_To do:_
Drop the pictures, then extract the listing word for word.

_Stored data:_

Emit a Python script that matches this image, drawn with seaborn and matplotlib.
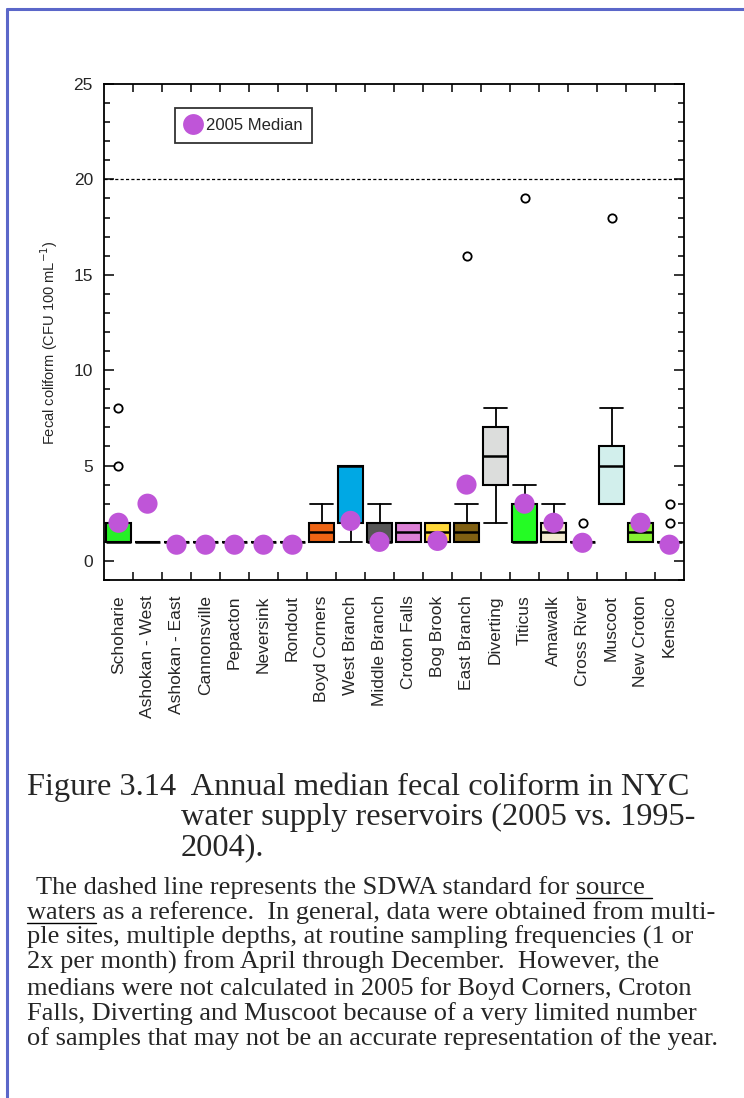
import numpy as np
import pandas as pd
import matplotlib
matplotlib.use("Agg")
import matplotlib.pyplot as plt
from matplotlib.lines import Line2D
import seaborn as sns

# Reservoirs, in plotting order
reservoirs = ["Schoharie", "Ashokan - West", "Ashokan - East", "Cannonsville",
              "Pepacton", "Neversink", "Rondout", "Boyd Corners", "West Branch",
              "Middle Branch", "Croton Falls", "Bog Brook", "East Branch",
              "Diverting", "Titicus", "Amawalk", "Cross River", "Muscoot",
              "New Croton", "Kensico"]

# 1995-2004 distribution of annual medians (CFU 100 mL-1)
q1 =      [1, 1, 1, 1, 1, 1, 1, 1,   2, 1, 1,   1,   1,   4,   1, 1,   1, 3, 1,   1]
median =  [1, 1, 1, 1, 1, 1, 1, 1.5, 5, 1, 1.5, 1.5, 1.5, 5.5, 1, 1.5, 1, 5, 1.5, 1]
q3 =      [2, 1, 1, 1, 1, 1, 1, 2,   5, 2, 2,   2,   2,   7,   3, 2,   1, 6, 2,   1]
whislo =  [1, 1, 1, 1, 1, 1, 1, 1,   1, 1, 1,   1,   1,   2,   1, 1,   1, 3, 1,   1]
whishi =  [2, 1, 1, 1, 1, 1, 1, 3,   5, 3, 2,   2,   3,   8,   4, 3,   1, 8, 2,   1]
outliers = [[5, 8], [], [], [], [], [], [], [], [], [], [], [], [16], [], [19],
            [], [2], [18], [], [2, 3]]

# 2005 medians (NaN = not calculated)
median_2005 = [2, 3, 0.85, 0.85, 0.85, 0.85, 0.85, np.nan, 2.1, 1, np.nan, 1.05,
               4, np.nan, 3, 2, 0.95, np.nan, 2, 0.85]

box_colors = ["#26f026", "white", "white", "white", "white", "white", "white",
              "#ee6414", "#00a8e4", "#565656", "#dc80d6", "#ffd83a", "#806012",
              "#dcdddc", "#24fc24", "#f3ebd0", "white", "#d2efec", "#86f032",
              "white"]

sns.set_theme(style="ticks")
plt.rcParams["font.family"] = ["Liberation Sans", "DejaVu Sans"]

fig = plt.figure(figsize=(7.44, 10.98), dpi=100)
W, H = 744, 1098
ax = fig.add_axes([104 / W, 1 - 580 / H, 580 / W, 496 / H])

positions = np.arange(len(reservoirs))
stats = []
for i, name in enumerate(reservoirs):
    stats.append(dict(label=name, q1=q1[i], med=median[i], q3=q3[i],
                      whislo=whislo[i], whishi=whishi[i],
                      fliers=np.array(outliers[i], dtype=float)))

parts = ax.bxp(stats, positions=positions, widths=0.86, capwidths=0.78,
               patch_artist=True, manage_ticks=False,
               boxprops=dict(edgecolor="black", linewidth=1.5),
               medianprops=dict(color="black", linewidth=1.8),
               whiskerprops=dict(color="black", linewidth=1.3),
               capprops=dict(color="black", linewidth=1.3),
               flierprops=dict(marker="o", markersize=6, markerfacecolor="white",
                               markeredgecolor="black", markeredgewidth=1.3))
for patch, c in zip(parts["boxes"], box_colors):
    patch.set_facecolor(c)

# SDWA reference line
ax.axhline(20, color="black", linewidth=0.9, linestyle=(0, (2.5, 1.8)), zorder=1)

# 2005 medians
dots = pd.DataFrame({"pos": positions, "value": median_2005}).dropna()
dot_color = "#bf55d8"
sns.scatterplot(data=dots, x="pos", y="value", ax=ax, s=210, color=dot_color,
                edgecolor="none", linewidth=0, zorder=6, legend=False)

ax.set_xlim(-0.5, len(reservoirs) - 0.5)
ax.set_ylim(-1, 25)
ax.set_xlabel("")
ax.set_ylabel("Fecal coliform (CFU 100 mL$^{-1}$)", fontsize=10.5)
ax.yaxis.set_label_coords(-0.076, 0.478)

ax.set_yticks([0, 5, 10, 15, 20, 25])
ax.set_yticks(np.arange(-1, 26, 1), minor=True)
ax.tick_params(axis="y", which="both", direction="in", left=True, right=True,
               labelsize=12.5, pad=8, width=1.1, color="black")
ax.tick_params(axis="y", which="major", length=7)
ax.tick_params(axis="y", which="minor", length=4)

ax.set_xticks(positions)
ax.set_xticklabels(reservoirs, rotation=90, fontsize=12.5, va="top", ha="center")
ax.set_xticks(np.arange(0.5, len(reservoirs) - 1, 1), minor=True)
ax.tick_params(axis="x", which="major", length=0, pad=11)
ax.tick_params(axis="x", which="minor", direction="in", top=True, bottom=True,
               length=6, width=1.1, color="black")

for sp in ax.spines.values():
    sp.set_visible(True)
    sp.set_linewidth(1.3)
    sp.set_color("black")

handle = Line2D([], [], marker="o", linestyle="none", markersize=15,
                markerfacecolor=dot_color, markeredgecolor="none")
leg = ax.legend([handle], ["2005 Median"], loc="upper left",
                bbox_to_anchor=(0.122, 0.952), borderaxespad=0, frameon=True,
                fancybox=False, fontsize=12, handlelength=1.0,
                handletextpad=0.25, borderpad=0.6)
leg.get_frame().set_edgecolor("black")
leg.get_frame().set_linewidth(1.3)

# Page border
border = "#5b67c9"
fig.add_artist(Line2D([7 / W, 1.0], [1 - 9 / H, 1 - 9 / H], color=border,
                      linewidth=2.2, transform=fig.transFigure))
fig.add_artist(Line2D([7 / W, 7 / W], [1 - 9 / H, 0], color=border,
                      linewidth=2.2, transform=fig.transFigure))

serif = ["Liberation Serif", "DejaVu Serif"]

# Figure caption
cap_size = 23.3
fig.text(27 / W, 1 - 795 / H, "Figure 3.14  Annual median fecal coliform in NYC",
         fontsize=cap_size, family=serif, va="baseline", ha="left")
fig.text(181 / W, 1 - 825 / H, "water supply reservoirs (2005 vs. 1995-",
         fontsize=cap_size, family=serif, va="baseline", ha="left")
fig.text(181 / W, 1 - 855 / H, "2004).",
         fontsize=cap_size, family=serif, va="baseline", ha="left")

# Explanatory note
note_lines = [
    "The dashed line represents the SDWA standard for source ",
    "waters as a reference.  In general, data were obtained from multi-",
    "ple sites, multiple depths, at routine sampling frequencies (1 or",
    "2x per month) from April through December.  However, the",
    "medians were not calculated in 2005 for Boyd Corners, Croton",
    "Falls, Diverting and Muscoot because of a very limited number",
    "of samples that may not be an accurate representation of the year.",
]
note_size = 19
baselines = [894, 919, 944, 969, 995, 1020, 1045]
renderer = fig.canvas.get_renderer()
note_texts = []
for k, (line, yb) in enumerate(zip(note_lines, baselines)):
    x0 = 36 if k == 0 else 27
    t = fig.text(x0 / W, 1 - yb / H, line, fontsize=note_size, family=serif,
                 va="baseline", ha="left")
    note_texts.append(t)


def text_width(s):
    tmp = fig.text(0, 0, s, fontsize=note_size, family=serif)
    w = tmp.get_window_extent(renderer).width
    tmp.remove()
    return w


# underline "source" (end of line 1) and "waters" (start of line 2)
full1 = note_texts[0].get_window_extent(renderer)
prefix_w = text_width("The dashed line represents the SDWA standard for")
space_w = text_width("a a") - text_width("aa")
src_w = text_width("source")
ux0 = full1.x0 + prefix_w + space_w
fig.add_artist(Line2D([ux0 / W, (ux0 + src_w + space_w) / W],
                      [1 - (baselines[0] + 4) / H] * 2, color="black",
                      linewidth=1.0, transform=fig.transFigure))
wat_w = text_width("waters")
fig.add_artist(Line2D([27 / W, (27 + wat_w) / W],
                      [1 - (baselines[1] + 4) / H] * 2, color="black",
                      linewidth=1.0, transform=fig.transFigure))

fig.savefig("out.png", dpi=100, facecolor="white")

_Answer for the task:_
Emit a Python script that matches this image, drawn with seaborn and matplotlib.
import numpy as np
import pandas as pd
import matplotlib
matplotlib.use("Agg")
import matplotlib.pyplot as plt
from matplotlib.lines import Line2D
import seaborn as sns

# Reservoirs, in plotting order
reservoirs = ["Schoharie", "Ashokan - West", "Ashokan - East", "Cannonsville",
              "Pepacton", "Neversink", "Rondout", "Boyd Corners", "West Branch",
              "Middle Branch", "Croton Falls", "Bog Brook", "East Branch",
              "Diverting", "Titicus", "Amawalk", "Cross River", "Muscoot",
              "New Croton", "Kensico"]

# 1995-2004 distribution of annual medians (CFU 100 mL-1)
q1 =      [1, 1, 1, 1, 1, 1, 1, 1,   2, 1, 1,   1,   1,   4,   1, 1,   1, 3, 1,   1]
median =  [1, 1, 1, 1, 1, 1, 1, 1.5, 5, 1, 1.5, 1.5, 1.5, 5.5, 1, 1.5, 1, 5, 1.5, 1]
q3 =      [2, 1, 1, 1, 1, 1, 1, 2,   5, 2, 2,   2,   2,   7,   3, 2,   1, 6, 2,   1]
whislo =  [1, 1, 1, 1, 1, 1, 1, 1,   1, 1, 1,   1,   1,   2,   1, 1,   1, 3, 1,   1]
whishi =  [2, 1, 1, 1, 1, 1, 1, 3,   5, 3, 2,   2,   3,   8,   4, 3,   1, 8, 2,   1]
outliers = [[5, 8], [], [], [], [], [], [], [], [], [], [], [], [16], [], [19],
            [], [2], [18], [], [2, 3]]

# 2005 medians (NaN = not calculated)
median_2005 = [2, 3, 0.85, 0.85, 0.85, 0.85, 0.85, np.nan, 2.1, 1, np.nan, 1.05,
               4, np.nan, 3, 2, 0.95, np.nan, 2, 0.85]

box_colors = ["#26f026", "white", "white", "white", "white", "white", "white",
              "#ee6414", "#00a8e4", "#565656", "#dc80d6", "#ffd83a", "#806012",
              "#dcdddc", "#24fc24", "#f3ebd0", "white", "#d2efec", "#86f032",
              "white"]

sns.set_theme(style="ticks")
plt.rcParams["font.family"] = ["Liberation Sans", "DejaVu Sans"]

fig = plt.figure(figsize=(7.44, 10.98), dpi=100)
W, H = 744, 1098
ax = fig.add_axes([104 / W, 1 - 580 / H, 580 / W, 496 / H])

positions = np.arange(len(reservoirs))
stats = []
for i, name in enumerate(reservoirs):
    stats.append(dict(label=name, q1=q1[i], med=median[i], q3=q3[i],
                      whislo=whislo[i], whishi=whishi[i],
                      fliers=np.array(outliers[i], dtype=float)))

parts = ax.bxp(stats, positions=positions, widths=0.86, capwidths=0.78,
               patch_artist=True, manage_ticks=False,
               boxprops=dict(edgecolor="black", linewidth=1.5),
               medianprops=dict(color="black", linewidth=1.8),
               whiskerprops=dict(color="black", linewidth=1.3),
               capprops=dict(color="black", linewidth=1.3),
               flierprops=dict(marker="o", markersize=6, markerfacecolor="white",
                               markeredgecolor="black", markeredgewidth=1.3))
for patch, c in zip(parts["boxes"], box_colors):
    patch.set_facecolor(c)

# SDWA reference line
ax.axhline(20, color="black", linewidth=0.9, linestyle=(0, (2.5, 1.8)), zorder=1)

# 2005 medians
dots = pd.DataFrame({"pos": positions, "value": median_2005}).dropna()
dot_color = "#bf55d8"
sns.scatterplot(data=dots, x="pos", y="value", ax=ax, s=210, color=dot_color,
                edgecolor="none", linewidth=0, zorder=6, legend=False)

ax.set_xlim(-0.5, len(reservoirs) - 0.5)
ax.set_ylim(-1, 25)
ax.set_xlabel("")
ax.set_ylabel("Fecal coliform (CFU 100 mL$^{-1}$)", fontsize=10.5)
ax.yaxis.set_label_coords(-0.076, 0.478)

ax.set_yticks([0, 5, 10, 15, 20, 25])
ax.set_yticks(np.arange(-1, 26, 1), minor=True)
ax.tick_params(axis="y", which="both", direction="in", left=True, right=True,
               labelsize=12.5, pad=8, width=1.1, color="black")
ax.tick_params(axis="y", which="major", length=7)
ax.tick_params(axis="y", which="minor", length=4)

ax.set_xticks(positions)
ax.set_xticklabels(reservoirs, rotation=90, fontsize=12.5, va="top", ha="center")
ax.set_xticks(np.arange(0.5, len(reservoirs) - 1, 1), minor=True)
ax.tick_params(axis="x", which="major", length=0, pad=11)
ax.tick_params(axis="x", which="minor", direction="in", top=True, bottom=True,
               length=6, width=1.1, color="black")

for sp in ax.spines.values():
    sp.set_visible(True)
    sp.set_linewidth(1.3)
    sp.set_color("black")

handle = Line2D([], [], marker="o", linestyle="none", markersize=15,
                markerfacecolor=dot_color, markeredgecolor="none")
leg = ax.legend([handle], ["2005 Median"], loc="upper left",
                bbox_to_anchor=(0.122, 0.952), borderaxespad=0, frameon=True,
                fancybox=False, fontsize=12, handlelength=1.0,
                handletextpad=0.25, borderpad=0.6)
leg.get_frame().set_edgecolor("black")
leg.get_frame().set_linewidth(1.3)

# Page border
border = "#5b67c9"
fig.add_artist(Line2D([7 / W, 1.0], [1 - 9 / H, 1 - 9 / H], color=border,
                      linewidth=2.2, transform=fig.transFigure))
fig.add_artist(Line2D([7 / W, 7 / W], [1 - 9 / H, 0], color=border,
                      linewidth=2.2, transform=fig.transFigure))

serif = ["Liberation Serif", "DejaVu Serif"]

# Figure caption
cap_size = 23.3
fig.text(27 / W, 1 - 795 / H, "Figure 3.14  Annual median fecal coliform in NYC",
         fontsize=cap_size, family=serif, va="baseline", ha="left")
fig.text(181 / W, 1 - 825 / H, "water supply reservoirs (2005 vs. 1995-",
         fontsize=cap_size, family=serif, va="baseline", ha="left")
fig.text(181 / W, 1 - 855 / H, "2004).",
         fontsize=cap_size, family=serif, va="baseline", ha="left")

# Explanatory note
note_lines = [
    "The dashed line represents the SDWA standard for source ",
    "waters as a reference.  In general, data were obtained from multi-",
    "ple sites, multiple depths, at routine sampling frequencies (1 or",
    "2x per month) from April through December.  However, the",
    "medians were not calculated in 2005 for Boyd Corners, Croton",
    "Falls, Diverting and Muscoot because of a very limited number",
    "of samples that may not be an accurate representation of the year.",
]
note_size = 19
baselines = [894, 919, 944, 969, 995, 1020, 1045]
renderer = fig.canvas.get_renderer()
note_texts = []
for k, (line, yb) in enumerate(zip(note_lines, baselines)):
    x0 = 36 if k == 0 else 27
    t = fig.text(x0 / W, 1 - yb / H, line, fontsize=note_size, family=serif,
                 va="baseline", ha="left")
    note_texts.append(t)


def text_width(s):
    tmp = fig.text(0, 0, s, fontsize=note_size, family=serif)
    w = tmp.get_window_extent(renderer).width
    tmp.remove()
    return w


# underline "source" (end of line 1) and "waters" (start of line 2)
full1 = note_texts[0].get_window_extent(renderer)
prefix_w = text_width("The dashed line represents the SDWA standard for")
space_w = text_width("a a") - text_width("aa")
src_w = text_width("source")
ux0 = full1.x0 + prefix_w + space_w
fig.add_artist(Line2D([ux0 / W, (ux0 + src_w + space_w) / W],
                      [1 - (baselines[0] + 4) / H] * 2, color="black",
                      linewidth=1.0, transform=fig.transFigure))
wat_w = text_width("waters")
fig.add_artist(Line2D([27 / W, (27 + wat_w) / W],
                      [1 - (baselines[1] + 4) / H] * 2, color="black",
                      linewidth=1.0, transform=fig.transFigure))

fig.savefig("out.png", dpi=100, facecolor="white")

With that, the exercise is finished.